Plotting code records
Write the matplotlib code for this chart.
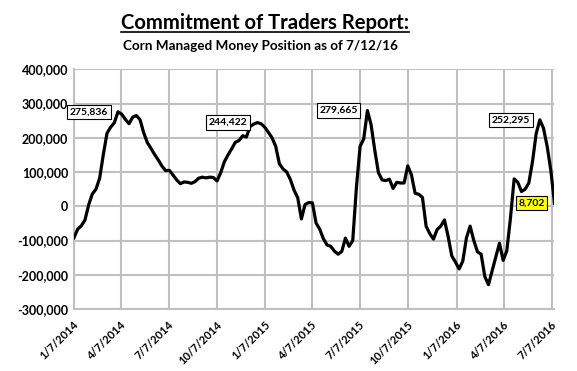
import matplotlib
matplotlib.use('Agg')
import matplotlib.pyplot as plt
import matplotlib.transforms as mtransforms
from matplotlib.lines import Line2D
from matplotlib.ticker import FuncFormatter
import pandas as pd

# weekly COT report dates, first and last report
first_report = '2014-01-07'
last_report = '2016-07-12'

# managed money net position (contracts)
net_position = [
    -92000, -67000, -57000, -40000, 4000, 36000, 50000, 82000, 151000, 213000,
    231000, 244000, 275836, 269000, 254000, 241000, 260000, 265000, 253000, 215000,
    186000, 169000, 151000, 135000, 117000, 104000, 105000, 91000, 77000, 66000,
    71000, 70000, 67000, 72000, 82000, 85000, 83000, 85000, 84000, 74000,
    98000, 130000, 150000, 168000, 187000, 192000, 206000, 202000, 233000, 240000,
    244422, 241000, 231000, 216000, 200000, 175000, 124000, 109000, 100000, 78000,
    47000, 25000, -37000, 5000, 11000, 10000, -49000, -67000, -95000, -113000,
    -117000, -131000, -140000, -132000, -93000, -117000, -100000, 55000, 175000, 197000,
    279665, 238000, 164000, 98000, 77000, 75000, 79000, 52000, 70000, 68000,
    68000, 118000, 92000, 38000, 35000, 26000, -58000, -80000, -96000, -68000,
    -58000, -40000, -88000, -145000, -163000, -183000, -160000, -92000, -58000, -100000,
    -133000, -140000, -205000, -229000, -188000, -148000, -108000, -158000, -130000, -34000,
    80000, 70000, 43000, 50000, 68000, 130000, 212000, 252295, 228000, 175000,
    105000, 8702,
]

tick_dates = ['1/7/2014', '4/7/2014', '7/7/2014', '10/7/2014', '1/7/2015', '4/7/2015',
              '7/7/2015', '10/7/2015', '1/7/2016', '4/7/2016', '7/7/2016']
y_ticks = [-300000, -200000, -100000, 0, 100000, 200000, 300000, 400000]

peak_labels = [12, 50, 80, 127]   # indices of labelled peaks
last_label = len(net_position) - 1

FONT = ['Lato', 'DejaVu Sans']
plt.rcParams['font.family'] = FONT


def main():
    dates = pd.date_range(first_report, last_report, freq='7D')

    fig = plt.figure(figsize=(5.77, 3.71), dpi=100)
    ax = fig.add_axes([0.1282, 0.1671, 0.8328, 0.6461])

    grid_col = '#c0c0c0'
    ax.plot(dates, net_position, color='black', lw=2.3, solid_joinstyle='round', zorder=3)

    ax.set_xlim(dates[0], dates[-1])
    ax.set_ylim(-300000, 400000)
    ax.set_yticks(y_ticks)
    ax.yaxis.set_major_formatter(FuncFormatter(lambda v, p: f'{int(v):,}'))
    ax.set_xticks(pd.to_datetime(tick_dates, format='%m/%d/%Y'))
    ax.set_xticklabels(tick_dates)

    ax.grid(True, color=grid_col, lw=1.5)
    ax.set_axisbelow(True)
    for side in ['top', 'right']:
        ax.spines[side].set_visible(False)
    for side in ['left', 'bottom']:
        ax.spines[side].set_color(grid_col)
        ax.spines[side].set_linewidth(1.5)
    ax.tick_params(axis='y', length=0, pad=4)
    ax.tick_params(axis='x', length=0, pad=10)

    for lab in ax.get_yticklabels():
        lab.set_fontsize(9)
        lab.set_fontweight('bold')
    # rotated date labels, nudged a little right like Excel does
    shift = mtransforms.ScaledTranslation(3 / 100, 0, fig.dpi_scale_trans)
    for lab in ax.get_xticklabels():
        lab.set_fontsize(8)
        lab.set_fontweight('bold')
        lab.set_rotation(45)
        lab.set_ha('right')
        lab.set_va('center')
        lab.set_rotation_mode('anchor')
        lab.set_transform(lab.get_transform() + shift)

    # data labels, all to the left of the point
    for i in peak_labels + [last_label]:
        face = 'yellow' if i == last_label else 'white'
        ax.annotate(f'{net_position[i]:,}', (dates[i], net_position[i]),
                    xytext=(-7, 0), textcoords='offset points',
                    ha='right', va='center', fontsize=7.5, fontweight='bold',
                    bbox=dict(boxstyle='square,pad=0.25', fc=face, ec='black', lw=0.8),
                    zorder=4)

    title = fig.text(0.459, 0.938, 'Commitment of Traders Report:', ha='center', va='center',
                     fontsize=14.6, fontweight='bold')
    fig.text(0.451, 0.877, 'Corn Managed Money Position as of 7/12/16', ha='center',
             va='center', fontsize=9.7, fontweight='bold')

    # underline the main title
    fig.canvas.draw()
    bb = title.get_window_extent().transformed(fig.transFigure.inverted())
    fig.add_artist(Line2D([bb.x0, bb.x1], [bb.y0 + 0.004, bb.y0 + 0.004],
                          color='black', lw=1.2, transform=fig.transFigure))

    fig.savefig('out.png', dpi=100)
    plt.close(fig)


if __name__ == '__main__':
    main()
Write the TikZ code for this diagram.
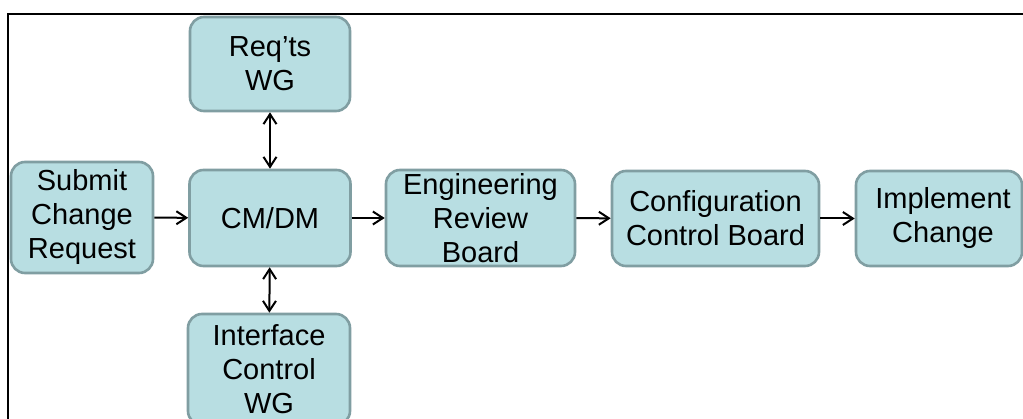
\documentclass[tikz,border=0pt]{standalone}
\usepackage{fontspec}
\setmainfont{Liberation Sans}
\usetikzlibrary{arrows.meta}
\definecolor{boxfill}{RGB}{184,222,226}
\definecolor{boxline}{RGB}{128,158,162}
\tikzset{
  procbox/.style={draw=boxline, fill=boxfill, line width=2.6pt, rounded corners=14pt,
    inner sep=0pt, align=center, font=\fontsize{29}{34}\selectfont},
  barb/.tip={Straight Barb[length=10pt,width=13pt,line width=2pt]},
  arr/.style={line width=2pt, -barb},
  darr/.style={line width=2pt, barb-barb}
}
\begin{document}
\begin{tikzpicture}[x=1pt,y=-1pt]
\useasboundingbox (0,0) rectangle (1023,419);
\clip (0,0) rectangle (1023,419);
\fill[white] (0,0) rectangle (1023,419);
\draw[line width=2.6pt] (8,430) -- (8,14) -- (1030,14);
\node[procbox, minimum width=142pt, minimum height=111pt] (sub) at (82,217.5) {Submit\\Change\\Request};
\node[procbox, minimum width=161pt, minimum height=96pt] (cm) at (270,218) {CM/DM};
\node[procbox, minimum width=160pt, minimum height=94pt] (req) at (270,64) {Req’ts\\WG};
\node[procbox, minimum width=162pt, minimum height=111pt] (icw) at (269,369.5) {Interface\\Control\\WG};
\node[procbox, minimum width=189pt, minimum height=96pt] (erb) at (480.5,218) {Engineering\\Review\\Board};
\node[procbox, minimum width=207pt, minimum height=95pt] (ccb) at (715.5,218.5) {Configuration\\Control Board};
\node[procbox, minimum width=166pt, minimum height=95pt] (imp) at (939,218.5) {\hspace*{8pt}Implement\\\hspace*{8pt}Change};
\draw[arr] (sub) -- (cm);
\draw[arr] (cm) -- (erb);
\draw[arr] (erb) -- (ccb);
\draw[arr] (ccb) -- (imp);
\draw[darr] (req) -- (cm);
\draw[darr] (cm) -- (icw);
\end{tikzpicture}
\end{document}
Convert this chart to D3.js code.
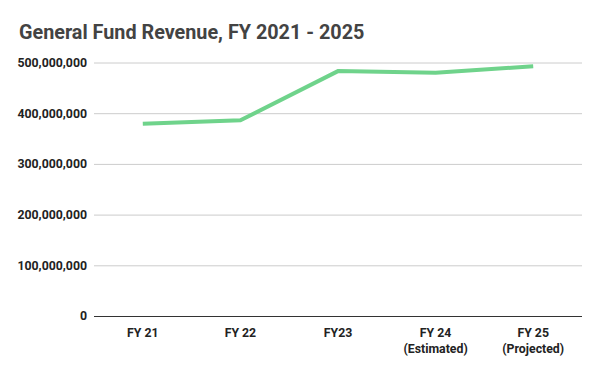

→ **Exercise details**:
From the first line above down to the line with "last_report = '2016-07-12'", reproduce every line and no others, omitting pictures.

→ **Written response**:
Write the matplotlib code for this chart.
import matplotlib
matplotlib.use('Agg')
import matplotlib.pyplot as plt
import matplotlib.transforms as mtransforms
from matplotlib.lines import Line2D
from matplotlib.ticker import FuncFormatter
import pandas as pd

# weekly COT report dates, first and last report
first_report = '2014-01-07'
last_report = '2016-07-12'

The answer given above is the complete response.